Exercise instructions =
The records below need retyping in full; give them again exactly.

Data lines =
○ ○ ○ ○

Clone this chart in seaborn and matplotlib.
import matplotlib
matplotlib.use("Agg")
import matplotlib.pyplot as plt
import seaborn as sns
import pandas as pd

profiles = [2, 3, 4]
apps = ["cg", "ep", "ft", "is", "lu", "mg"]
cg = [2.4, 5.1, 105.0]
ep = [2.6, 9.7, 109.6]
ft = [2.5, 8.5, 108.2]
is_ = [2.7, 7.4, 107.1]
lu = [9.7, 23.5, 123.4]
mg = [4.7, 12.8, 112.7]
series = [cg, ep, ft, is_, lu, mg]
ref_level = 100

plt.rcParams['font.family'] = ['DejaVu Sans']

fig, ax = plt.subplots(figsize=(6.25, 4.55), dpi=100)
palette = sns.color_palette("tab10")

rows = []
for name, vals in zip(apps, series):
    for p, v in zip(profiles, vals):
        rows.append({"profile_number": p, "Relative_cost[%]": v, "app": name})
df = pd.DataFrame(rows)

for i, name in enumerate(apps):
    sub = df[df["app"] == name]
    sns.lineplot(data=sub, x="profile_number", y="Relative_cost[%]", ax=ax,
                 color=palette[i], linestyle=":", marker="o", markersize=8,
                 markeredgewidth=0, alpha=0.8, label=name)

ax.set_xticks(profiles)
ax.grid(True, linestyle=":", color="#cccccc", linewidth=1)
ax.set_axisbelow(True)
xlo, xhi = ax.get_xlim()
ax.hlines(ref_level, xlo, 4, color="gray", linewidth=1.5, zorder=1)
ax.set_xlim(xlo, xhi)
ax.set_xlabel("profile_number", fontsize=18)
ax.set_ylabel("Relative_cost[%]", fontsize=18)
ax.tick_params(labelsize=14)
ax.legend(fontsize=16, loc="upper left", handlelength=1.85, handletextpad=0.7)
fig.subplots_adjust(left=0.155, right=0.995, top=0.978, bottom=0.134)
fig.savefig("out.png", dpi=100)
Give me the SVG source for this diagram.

○ ○ ○ ○

Problem solution =
Clone this chart in seaborn and matplotlib.
import matplotlib
matplotlib.use("Agg")
import matplotlib.pyplot as plt
import seaborn as sns
import pandas as pd

profiles = [2, 3, 4]
apps = ["cg", "ep", "ft", "is", "lu", "mg"]
cg = [2.4, 5.1, 105.0]
ep = [2.6, 9.7, 109.6]
ft = [2.5, 8.5, 108.2]
is_ = [2.7, 7.4, 107.1]
lu = [9.7, 23.5, 123.4]
mg = [4.7, 12.8, 112.7]
series = [cg, ep, ft, is_, lu, mg]
ref_level = 100

plt.rcParams['font.family'] = ['DejaVu Sans']

fig, ax = plt.subplots(figsize=(6.25, 4.55), dpi=100)
palette = sns.color_palette("tab10")

rows = []
for name, vals in zip(apps, series):
    for p, v in zip(profiles, vals):
        rows.append({"profile_number": p, "Relative_cost[%]": v, "app": name})
df = pd.DataFrame(rows)

for i, name in enumerate(apps):
    sub = df[df["app"] == name]
    sns.lineplot(data=sub, x="profile_number", y="Relative_cost[%]", ax=ax,
                 color=palette[i], linestyle=":", marker="o", markersize=8,
                 markeredgewidth=0, alpha=0.8, label=name)

ax.set_xticks(profiles)
ax.grid(True, linestyle=":", color="#cccccc", linewidth=1)
ax.set_axisbelow(True)
xlo, xhi = ax.get_xlim()
ax.hlines(ref_level, xlo, 4, color="gray", linewidth=1.5, zorder=1)
ax.set_xlim(xlo, xhi)
ax.set_xlabel("profile_number", fontsize=18)
ax.set_ylabel("Relative_cost[%]", fontsize=18)
ax.tick_params(labelsize=14)
ax.legend(fontsize=16, loc="upper left", handlelength=1.85, handletextpad=0.7)
fig.subplots_adjust(left=0.155, right=0.995, top=0.978, bottom=0.134)
fig.savefig("out.png", dpi=100)
Give me the SVG source for this diagram.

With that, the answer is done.